◆ **The records**:
━━━━━━━━━━━━━━━━━━━━

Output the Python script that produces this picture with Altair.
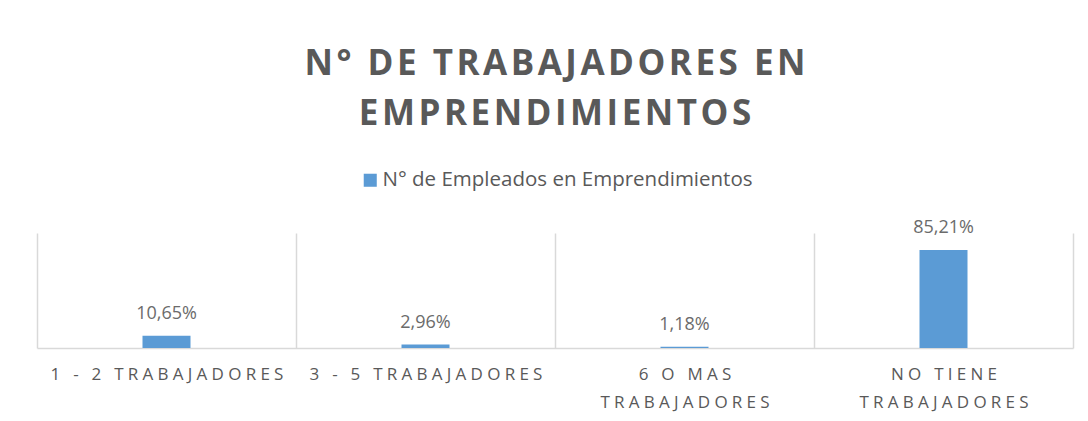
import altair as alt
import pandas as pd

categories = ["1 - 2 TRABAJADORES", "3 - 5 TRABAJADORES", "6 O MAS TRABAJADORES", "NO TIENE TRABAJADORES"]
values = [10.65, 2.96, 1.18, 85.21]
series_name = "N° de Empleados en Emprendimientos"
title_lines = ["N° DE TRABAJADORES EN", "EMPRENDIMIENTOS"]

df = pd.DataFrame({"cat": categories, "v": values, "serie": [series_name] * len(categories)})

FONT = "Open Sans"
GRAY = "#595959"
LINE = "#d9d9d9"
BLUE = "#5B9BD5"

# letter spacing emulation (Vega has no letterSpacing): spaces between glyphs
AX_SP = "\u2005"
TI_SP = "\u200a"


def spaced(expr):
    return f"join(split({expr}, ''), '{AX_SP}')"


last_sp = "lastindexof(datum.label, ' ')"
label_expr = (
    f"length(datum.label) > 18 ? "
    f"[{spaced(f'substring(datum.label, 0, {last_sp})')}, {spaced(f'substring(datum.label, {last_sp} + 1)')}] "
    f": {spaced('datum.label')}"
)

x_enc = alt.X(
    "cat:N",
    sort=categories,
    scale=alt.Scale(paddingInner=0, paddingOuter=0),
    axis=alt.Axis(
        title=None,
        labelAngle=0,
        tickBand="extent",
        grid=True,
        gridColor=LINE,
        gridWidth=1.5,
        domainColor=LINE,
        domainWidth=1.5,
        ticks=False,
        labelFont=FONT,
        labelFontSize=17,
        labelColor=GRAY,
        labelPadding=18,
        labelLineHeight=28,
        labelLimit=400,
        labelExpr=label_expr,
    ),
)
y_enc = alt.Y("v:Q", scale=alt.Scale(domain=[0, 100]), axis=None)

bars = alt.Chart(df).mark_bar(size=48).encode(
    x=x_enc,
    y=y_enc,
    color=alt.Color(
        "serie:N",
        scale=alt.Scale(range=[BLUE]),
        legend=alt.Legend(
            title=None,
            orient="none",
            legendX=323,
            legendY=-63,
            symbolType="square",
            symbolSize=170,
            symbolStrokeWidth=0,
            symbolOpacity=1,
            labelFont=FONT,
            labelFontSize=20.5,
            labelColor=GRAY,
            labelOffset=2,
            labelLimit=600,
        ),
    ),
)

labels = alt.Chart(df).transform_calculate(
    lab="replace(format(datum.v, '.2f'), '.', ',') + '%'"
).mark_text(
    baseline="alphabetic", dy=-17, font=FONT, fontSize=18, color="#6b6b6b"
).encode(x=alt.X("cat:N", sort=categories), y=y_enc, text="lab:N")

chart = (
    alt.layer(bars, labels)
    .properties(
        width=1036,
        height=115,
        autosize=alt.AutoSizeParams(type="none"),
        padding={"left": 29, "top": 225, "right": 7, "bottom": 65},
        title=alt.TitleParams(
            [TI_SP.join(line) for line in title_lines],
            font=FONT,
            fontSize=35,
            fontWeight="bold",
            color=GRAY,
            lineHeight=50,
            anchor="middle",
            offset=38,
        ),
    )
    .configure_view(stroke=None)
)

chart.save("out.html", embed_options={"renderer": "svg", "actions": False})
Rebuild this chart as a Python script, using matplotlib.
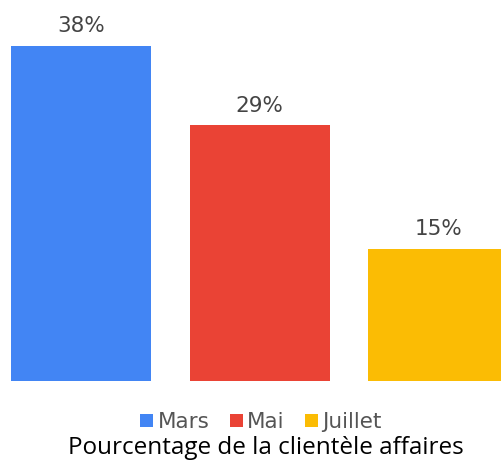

━━━━━━━━━━━━━━━━━━━━

◆ **The problem**:
Output exactly the span of lines from the top of the listing through the line holding "import pandas as pd", and leave every picture out.

◆ **Solution for this problem**:
Output the Python script that produces this picture with Altair.
import altair as alt
import pandas as pd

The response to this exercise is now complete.